2) Setting the PIPENV_VENV_IN_PROJECT variable to true will indicate to pipenv to make this virtual environment .venv/ within the project directory so that all the files corresponding to a project can be in the same place. This is not default behavior (e.g. on Mac, the environments will normally be placed in ~/.local/share/virtualenvs/ by default). Note that the virtual environment .venv/ should never be moved because some of the scripts it runs use absolute paths. Therefore, if the project directory that it is inside is ever renamed or moved, the virtual environment will no longer work correctly.

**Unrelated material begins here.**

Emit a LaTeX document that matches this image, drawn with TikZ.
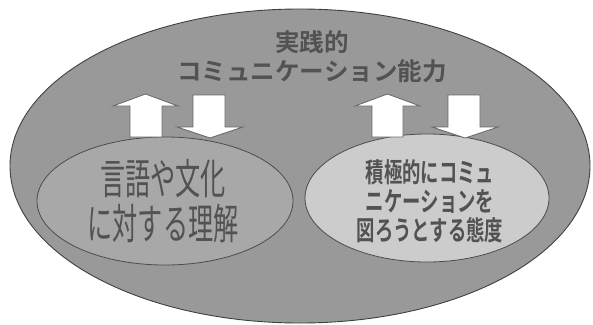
\documentclass[tikz,border=0pt]{standalone}
\usepackage{fontspec}
\newfontfamily\jp{Noto Sans CJK JP}
\newfontfamily\jpb{Noto Sans CJK JP Bold}
\begin{document}
\begin{tikzpicture}[x=1pt,y=-1pt,
  outerell/.style={draw=black!75,line width=0.9pt,fill=black!40},
  leftell/.style={draw=black!70,line width=0.8pt,fill=black!34},
  rightell/.style={draw=black!70,line width=0.8pt,fill=black!20},
  blockarrow/.style={draw=black!60,line width=0.8pt,fill=white,line join=miter},
  lbl/.style={text=black!68,align=center,inner sep=0pt}]
\useasboundingbox (0,0) rectangle (593,324);
\fill[white] (0,0) rectangle (593,324);
\draw[outerell] (300,166) ellipse [x radius=290, y radius=157];
\node[lbl,font=\jpb\fontsize{24.5}{29}\selectfont] (title) at (312,57) {実践的\\コミュニケーション能力};
\draw[leftell] (165,201) ellipse [x radius=128, y radius=64];
\draw[rightell] (427,198) ellipse [x radius=122, y radius=64];
\node[lbl,font=\jp\fontsize{42}{44.5}\selectfont,xscale=0.6,transform shape] (left) at (163,201) {言語や文化\\に対する理解};
\node[lbl,font=\jpb\fontsize{27}{29}\selectfont,xscale=0.68,transform shape] (right) at (430,201) {積極的にコミュ\\ニケーションを\\図ろうとする態度};
% block arrows (left pair)
\draw[blockarrow] (130,137) -- (130,106) -- (113,106) -- (145.5,94) -- (178,106) -- (162,106) -- (162,137) -- cycle;
\draw[blockarrow] (193,95) -- (225,95) -- (225,127) -- (243,127) -- (210,138) -- (177,127) -- (193,127) -- cycle;
% block arrows (right pair)
\draw[blockarrow] (372,137) -- (372,106) -- (355,106) -- (387.5,94) -- (420,106) -- (403,106) -- (403,137) -- cycle;
\draw[blockarrow] (448,95) -- (480,95) -- (480,127) -- (498,127) -- (465,138) -- (432,127) -- (448,127) -- cycle;
\end{tikzpicture}
\end{document}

This can be remedied by deleting the .venv/ and generating it again with PIPENV_VENV_IN_PROJECT=true pipenv install --dev

3) Using --dev ensures that even development dependencies will be installed (dev dependencies may include testing and linting frameworks which are not necessary for normal execution of the code). Pipfile.lock specifies the dependencies and exact versions (for both dev dependencies and regular dependencies) for the virtual environment. After installation, you can find all dependencies in <path to virtual environment>/lib/python<python version>/site-packages/.